Pull out every line in the data that has the string "with" in it.
------ DATA LISTING ------
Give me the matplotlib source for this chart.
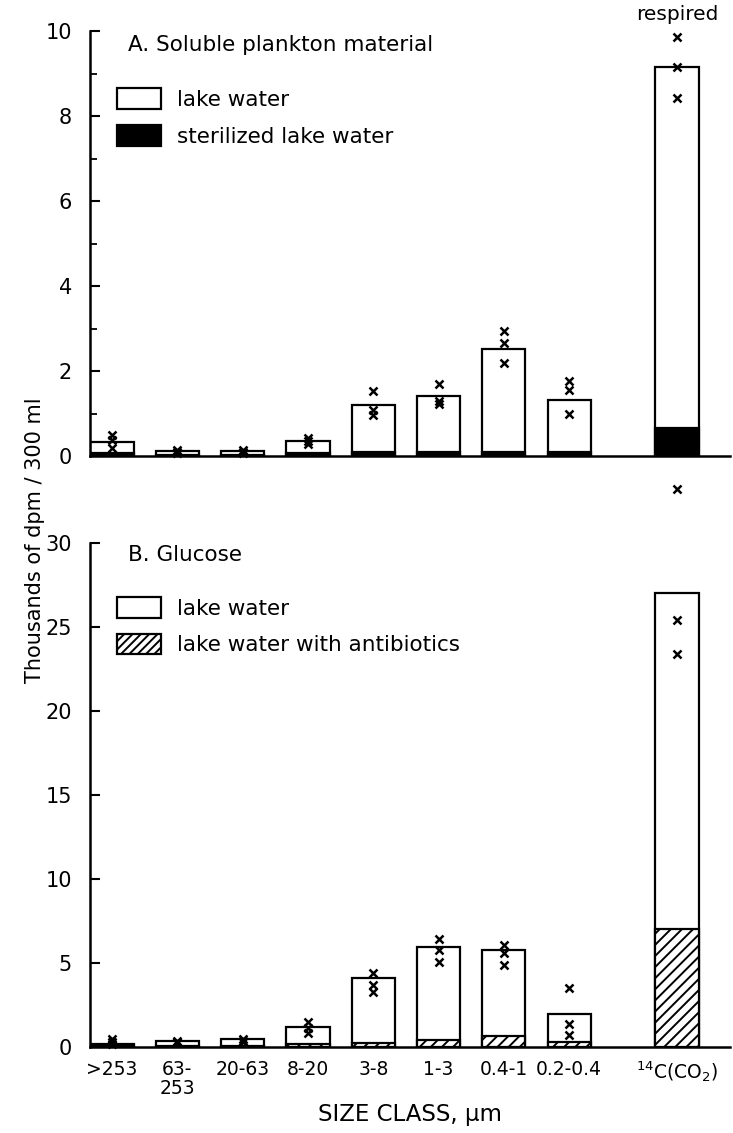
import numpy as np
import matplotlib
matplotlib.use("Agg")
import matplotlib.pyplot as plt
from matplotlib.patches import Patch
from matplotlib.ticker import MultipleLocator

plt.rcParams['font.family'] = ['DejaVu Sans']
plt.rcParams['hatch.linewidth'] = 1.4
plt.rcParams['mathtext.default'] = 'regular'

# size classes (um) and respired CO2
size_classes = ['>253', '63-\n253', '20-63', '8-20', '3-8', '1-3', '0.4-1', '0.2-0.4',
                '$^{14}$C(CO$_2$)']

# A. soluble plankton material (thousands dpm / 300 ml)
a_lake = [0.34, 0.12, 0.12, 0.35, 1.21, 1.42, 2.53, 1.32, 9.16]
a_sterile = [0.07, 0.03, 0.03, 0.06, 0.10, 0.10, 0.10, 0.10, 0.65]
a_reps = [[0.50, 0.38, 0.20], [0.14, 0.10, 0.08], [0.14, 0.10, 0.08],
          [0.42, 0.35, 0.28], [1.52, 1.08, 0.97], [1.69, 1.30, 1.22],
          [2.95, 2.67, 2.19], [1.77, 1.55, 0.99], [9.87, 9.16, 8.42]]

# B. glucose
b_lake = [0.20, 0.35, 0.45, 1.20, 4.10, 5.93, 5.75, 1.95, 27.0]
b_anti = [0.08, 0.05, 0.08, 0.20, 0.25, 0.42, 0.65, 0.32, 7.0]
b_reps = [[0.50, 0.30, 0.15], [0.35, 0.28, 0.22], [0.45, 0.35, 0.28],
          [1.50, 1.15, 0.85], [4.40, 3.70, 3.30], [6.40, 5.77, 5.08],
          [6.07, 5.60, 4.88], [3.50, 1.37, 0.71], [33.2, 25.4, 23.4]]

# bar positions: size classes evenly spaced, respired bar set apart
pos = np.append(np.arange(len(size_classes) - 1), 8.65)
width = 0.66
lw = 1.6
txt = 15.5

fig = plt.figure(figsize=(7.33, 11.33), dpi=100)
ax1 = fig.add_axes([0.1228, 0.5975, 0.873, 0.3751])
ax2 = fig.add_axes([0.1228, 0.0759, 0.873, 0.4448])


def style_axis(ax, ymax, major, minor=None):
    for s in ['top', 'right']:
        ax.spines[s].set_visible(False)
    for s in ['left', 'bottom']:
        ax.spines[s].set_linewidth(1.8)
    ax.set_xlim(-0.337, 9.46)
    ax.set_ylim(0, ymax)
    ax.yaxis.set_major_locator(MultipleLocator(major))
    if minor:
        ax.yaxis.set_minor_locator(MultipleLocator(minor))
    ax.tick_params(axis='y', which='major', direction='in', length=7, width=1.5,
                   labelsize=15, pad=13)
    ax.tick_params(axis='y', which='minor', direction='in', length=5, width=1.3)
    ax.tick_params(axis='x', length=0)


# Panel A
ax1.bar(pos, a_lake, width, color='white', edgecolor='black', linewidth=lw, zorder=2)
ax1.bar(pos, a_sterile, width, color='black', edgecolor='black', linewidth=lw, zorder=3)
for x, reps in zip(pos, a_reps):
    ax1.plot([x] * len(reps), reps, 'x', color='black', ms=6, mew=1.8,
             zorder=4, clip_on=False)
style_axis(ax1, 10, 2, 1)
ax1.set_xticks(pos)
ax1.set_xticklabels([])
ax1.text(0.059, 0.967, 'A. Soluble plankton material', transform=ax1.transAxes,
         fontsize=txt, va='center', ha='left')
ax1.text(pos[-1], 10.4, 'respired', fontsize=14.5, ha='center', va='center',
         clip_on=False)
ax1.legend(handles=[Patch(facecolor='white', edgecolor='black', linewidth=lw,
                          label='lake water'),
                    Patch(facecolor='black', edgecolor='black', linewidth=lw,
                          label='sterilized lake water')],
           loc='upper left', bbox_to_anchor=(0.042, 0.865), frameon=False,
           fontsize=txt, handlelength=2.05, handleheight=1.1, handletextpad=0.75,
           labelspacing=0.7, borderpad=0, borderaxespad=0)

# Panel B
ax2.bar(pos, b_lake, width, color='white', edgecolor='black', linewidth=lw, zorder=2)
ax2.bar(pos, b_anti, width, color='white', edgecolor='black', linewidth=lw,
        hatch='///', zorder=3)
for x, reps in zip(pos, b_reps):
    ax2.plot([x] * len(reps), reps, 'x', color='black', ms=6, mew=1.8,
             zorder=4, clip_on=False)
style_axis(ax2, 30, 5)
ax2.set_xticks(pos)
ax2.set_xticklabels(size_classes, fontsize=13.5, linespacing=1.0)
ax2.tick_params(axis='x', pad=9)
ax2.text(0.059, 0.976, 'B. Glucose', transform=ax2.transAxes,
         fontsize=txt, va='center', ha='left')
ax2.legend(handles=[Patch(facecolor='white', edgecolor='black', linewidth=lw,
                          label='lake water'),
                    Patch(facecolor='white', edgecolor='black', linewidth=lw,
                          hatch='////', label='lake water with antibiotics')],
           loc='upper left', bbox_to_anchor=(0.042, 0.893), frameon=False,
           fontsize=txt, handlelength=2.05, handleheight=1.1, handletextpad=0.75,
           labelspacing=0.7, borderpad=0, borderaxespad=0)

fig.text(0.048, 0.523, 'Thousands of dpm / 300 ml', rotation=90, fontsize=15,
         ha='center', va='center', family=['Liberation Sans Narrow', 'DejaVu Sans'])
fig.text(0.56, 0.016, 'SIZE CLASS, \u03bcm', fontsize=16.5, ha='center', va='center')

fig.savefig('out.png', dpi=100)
------
------ DATA LISTING ------
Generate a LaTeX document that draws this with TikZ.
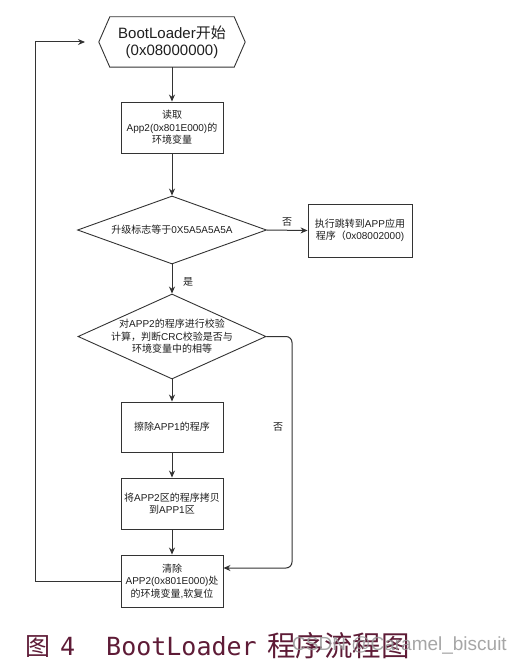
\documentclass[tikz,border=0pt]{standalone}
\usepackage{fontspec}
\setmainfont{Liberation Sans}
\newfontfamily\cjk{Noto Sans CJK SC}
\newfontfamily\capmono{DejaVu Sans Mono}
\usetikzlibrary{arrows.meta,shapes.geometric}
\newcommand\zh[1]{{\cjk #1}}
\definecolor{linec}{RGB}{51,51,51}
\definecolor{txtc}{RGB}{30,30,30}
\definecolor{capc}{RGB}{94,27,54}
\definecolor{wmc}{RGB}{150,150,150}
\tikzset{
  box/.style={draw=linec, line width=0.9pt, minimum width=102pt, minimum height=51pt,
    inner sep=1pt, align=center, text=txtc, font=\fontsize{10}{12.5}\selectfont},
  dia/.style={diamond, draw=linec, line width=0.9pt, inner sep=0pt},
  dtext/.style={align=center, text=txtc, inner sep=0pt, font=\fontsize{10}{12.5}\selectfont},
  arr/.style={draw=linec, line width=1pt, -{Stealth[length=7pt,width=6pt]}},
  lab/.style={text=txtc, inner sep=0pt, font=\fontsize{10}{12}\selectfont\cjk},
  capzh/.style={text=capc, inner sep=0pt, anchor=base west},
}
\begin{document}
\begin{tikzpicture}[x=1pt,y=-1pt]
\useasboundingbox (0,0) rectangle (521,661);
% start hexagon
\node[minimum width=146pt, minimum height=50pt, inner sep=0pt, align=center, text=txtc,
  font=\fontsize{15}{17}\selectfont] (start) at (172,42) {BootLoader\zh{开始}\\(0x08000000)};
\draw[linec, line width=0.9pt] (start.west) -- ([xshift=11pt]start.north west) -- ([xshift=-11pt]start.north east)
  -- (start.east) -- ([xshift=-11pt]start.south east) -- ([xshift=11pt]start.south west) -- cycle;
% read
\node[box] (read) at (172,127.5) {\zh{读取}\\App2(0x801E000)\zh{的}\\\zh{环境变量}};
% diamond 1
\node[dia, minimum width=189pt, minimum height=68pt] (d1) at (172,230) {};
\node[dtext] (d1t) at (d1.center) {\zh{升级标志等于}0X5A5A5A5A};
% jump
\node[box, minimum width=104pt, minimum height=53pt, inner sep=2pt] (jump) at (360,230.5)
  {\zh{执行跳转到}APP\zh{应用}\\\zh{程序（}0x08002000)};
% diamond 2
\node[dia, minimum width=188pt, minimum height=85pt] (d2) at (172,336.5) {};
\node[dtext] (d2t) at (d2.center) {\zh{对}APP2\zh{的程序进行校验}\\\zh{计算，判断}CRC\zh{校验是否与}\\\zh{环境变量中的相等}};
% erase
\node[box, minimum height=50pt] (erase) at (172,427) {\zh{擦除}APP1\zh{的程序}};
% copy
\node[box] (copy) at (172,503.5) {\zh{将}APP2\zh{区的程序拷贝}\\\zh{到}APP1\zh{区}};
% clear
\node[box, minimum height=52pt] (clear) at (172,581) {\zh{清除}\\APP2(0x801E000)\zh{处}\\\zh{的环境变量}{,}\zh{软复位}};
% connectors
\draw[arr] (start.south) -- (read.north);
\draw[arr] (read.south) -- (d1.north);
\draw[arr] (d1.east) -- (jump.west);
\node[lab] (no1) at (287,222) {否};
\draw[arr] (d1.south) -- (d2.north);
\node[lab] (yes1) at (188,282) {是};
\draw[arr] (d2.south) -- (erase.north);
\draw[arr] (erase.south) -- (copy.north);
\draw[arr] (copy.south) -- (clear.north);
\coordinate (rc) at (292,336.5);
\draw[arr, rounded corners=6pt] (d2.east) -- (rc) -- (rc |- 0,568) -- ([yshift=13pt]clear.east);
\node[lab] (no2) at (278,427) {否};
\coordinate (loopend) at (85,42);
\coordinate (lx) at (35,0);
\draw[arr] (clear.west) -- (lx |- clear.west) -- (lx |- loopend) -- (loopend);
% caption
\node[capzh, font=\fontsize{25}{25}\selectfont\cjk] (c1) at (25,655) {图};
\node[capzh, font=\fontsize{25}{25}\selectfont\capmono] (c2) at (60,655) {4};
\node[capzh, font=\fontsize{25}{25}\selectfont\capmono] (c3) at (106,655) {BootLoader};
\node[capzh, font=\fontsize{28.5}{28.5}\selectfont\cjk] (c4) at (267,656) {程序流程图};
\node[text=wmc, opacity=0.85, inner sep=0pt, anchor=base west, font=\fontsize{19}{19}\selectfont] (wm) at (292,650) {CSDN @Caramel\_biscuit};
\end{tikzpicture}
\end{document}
------
_WRITTEN ANSWER_.
                          hatch='////', label='lake water with antibiotics')],
Generate a LaTeX document that draws this with TikZ.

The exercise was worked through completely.